Section 29-1-6-1(f) provides:
(f) A will shall not operate as the exercise of a power of appointment which the testator may have with respect to any real or personal estate, unless by its terms said will specifically indicates that the testator intended to exercise said power.
Confusion exists as to whether Indiana follows the "significant contacts" or "lex loci delicti" rule in tort actions raising conflicts issues. Compare Motteler v. J.A. Jones Construction Co., 457 F.2d 917 (7th Cir.), cert. denied, 409 U.S. 813, 93 S. Ct. 66, 34 L. Ed. 2d 70 (1972) (Indiana follows the significant contacts rule); Gianni v. Fort Wayne Air Service, Inc., 342 F.2d 621 (7th Cir. 1965) (same); and Watts v. Pioneer Corn Co., 342 F.2d 617 (7th Cir. 1965) (same), with Witherspoon v. Salm, 251 Ind. 575, 243 N.E.2d 876 (1969) (disclaiming Indiana Court of Appeals' adoption of the significant contacts test but reversing on other grounds), and Maroon v. State Dept. of Mental Health, 411 N.E.2d 404 (Ind.Ct.App.1980) (applying lex loci delicti rule). Recent decisions of this Court reflect our uncertainty about Indiana's multistate tort rule. See, e.g., Sharp v. Egler, 658 F.2d 480 (7th Cir. 1981); Bowen v. United States, 570 F.2d 1311 (7th Cir. 1978)

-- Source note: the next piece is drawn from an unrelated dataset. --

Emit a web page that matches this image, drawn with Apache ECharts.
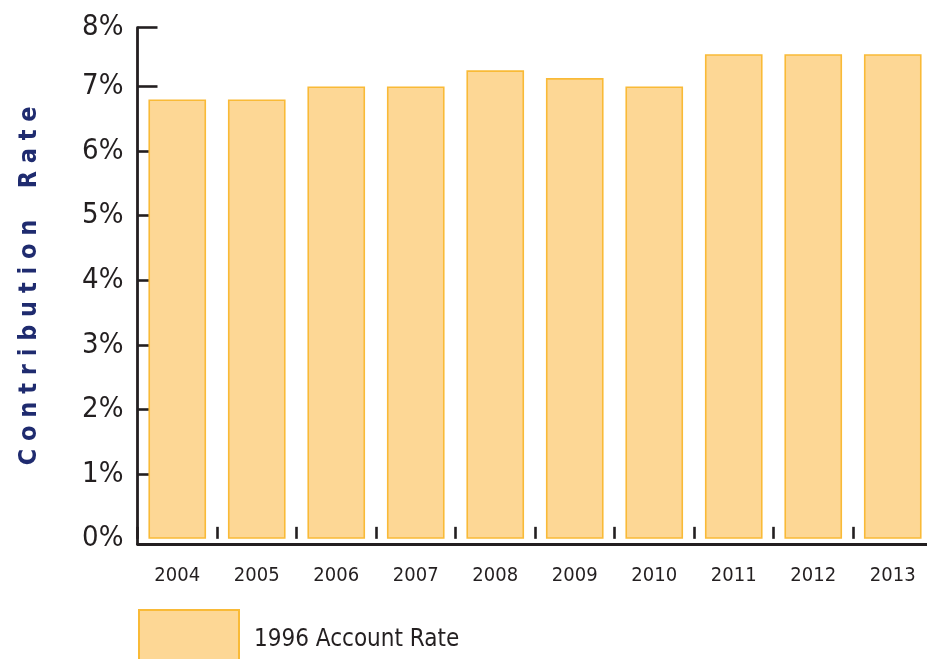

This assumption is based on decedent's designation of his children in his will's residuary clause
Professor Corbin's observations apply with special force here:
When the rights of a litigant are dependent on the law of a particular state, the court of the forum must do its best (not its worst) to determine what that law is. It must use its judicial brains, not a pair of scissors and a paste pot. Our judicial process is not mere syllogistic deduction, except at its worst. At its best, it is the wise and experienced use of many sources in combination-statutes, judicial opinions, treatises, prevailing mores, custom, business practices; it is history and economics and sociology, and logic, both inductive and deductive.
Corbin, The Laws of the Several States, 50 Yale L.J. 762, 775 (1941).